Name

halftone — Translate a bw file to a halftoned bw file

DESCRIPTION

Halftone reads a bw(5) format file from the named file, or from standard in if no file is specified, and reduces the number of intensity levels from 256 to a default of 2. Halftone tries to preserve as much information as possible by applying dither.

By default, the bw file is assumed to be 512x512 pixels. Specifying the -h flag changes the size to 1024x1024.

If the -R flag is specified random noise is added to the dither which can sometimes improve the results.

The -S flag causes a surpentine raster to be used rather than a left to right scan.

The -a flag is used when automatic file sizing is wanted. This does not work on pipes.

The -w file_width flag specifies the width of each scanline in the input file, in pixels.

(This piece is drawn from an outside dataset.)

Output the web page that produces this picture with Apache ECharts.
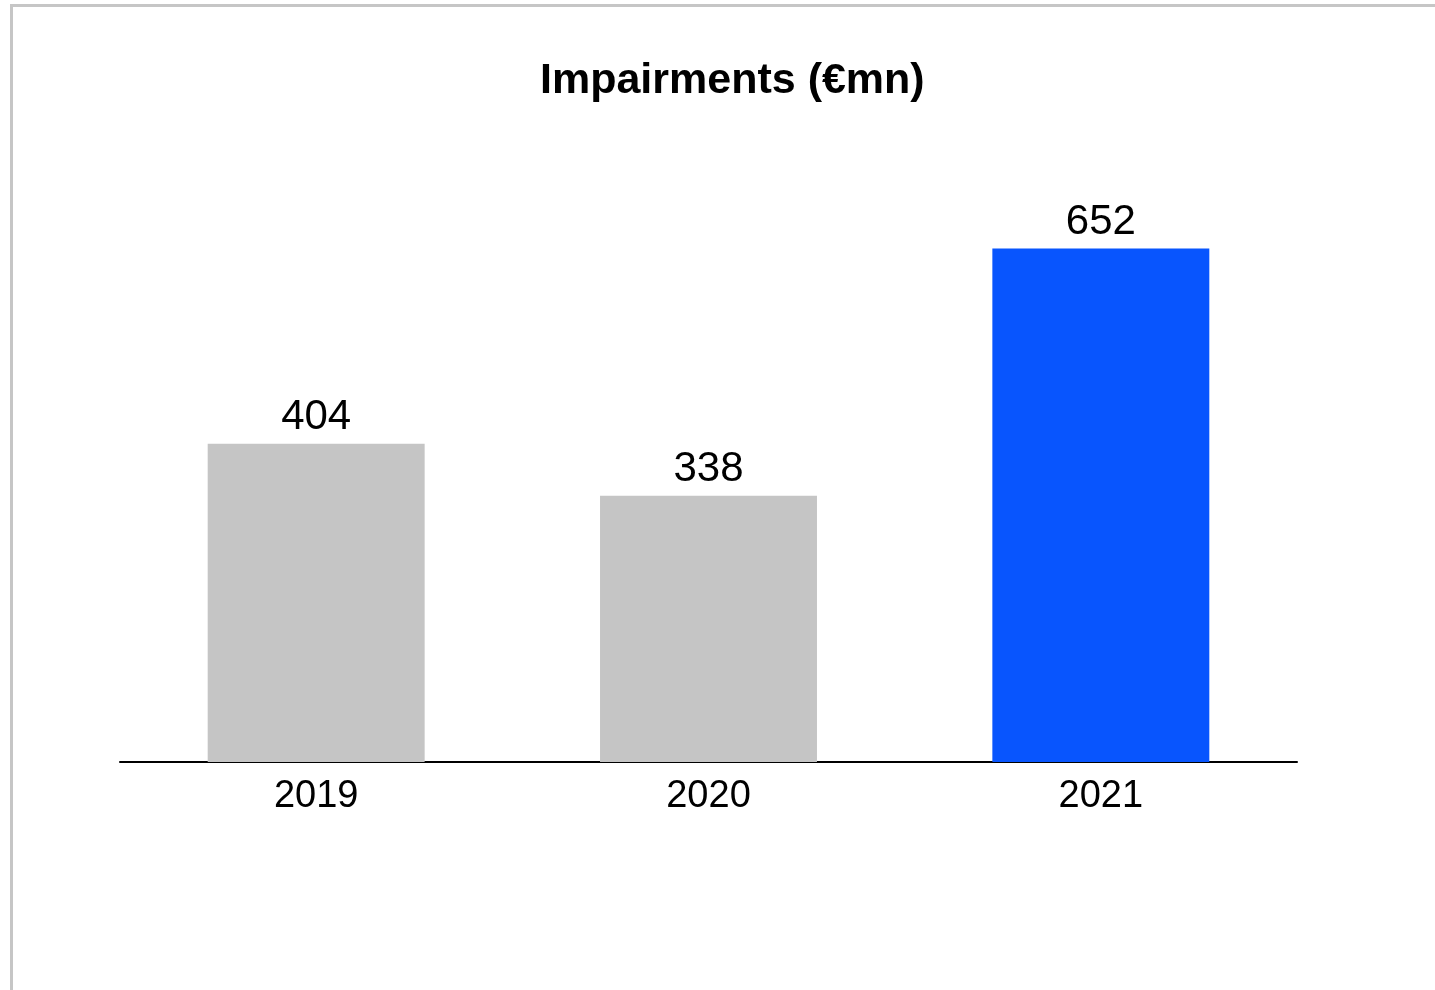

The -n file_height flag specifies the height in scanlines of the input file.

-s squarefilesize sets both the height and width to the size given.

-B contrast will define a floating point value to be used as the Beta portion of a edge sharpening algorithm. The default is 0.0, which is no sharpening.

-I Levels defines the number of different intensity levels to use on output. The default is 2 (1 bit) and the max is 256 (8 bits).

The -M method allows a choice of dither methods. The default is 0 a Floyd-Steinberg diffused error dither, 1 is a 45 degree classical clustered halftone screen, 2 is a simple threshold dither, 3 is a 0 degree dispersed halftone screen.

The -T x1 y1 x2 y2 ... parameter is used to define a curve to be used as a tone scale. The resulting curve is used to map input pixels to output pixels. The default curve is -T 0 0 128 128 255 255 a curve suggested by Robert Ulichney in Digital Halftoning is -T 0 0 15 0 128 100 200 200 240 255 255 255.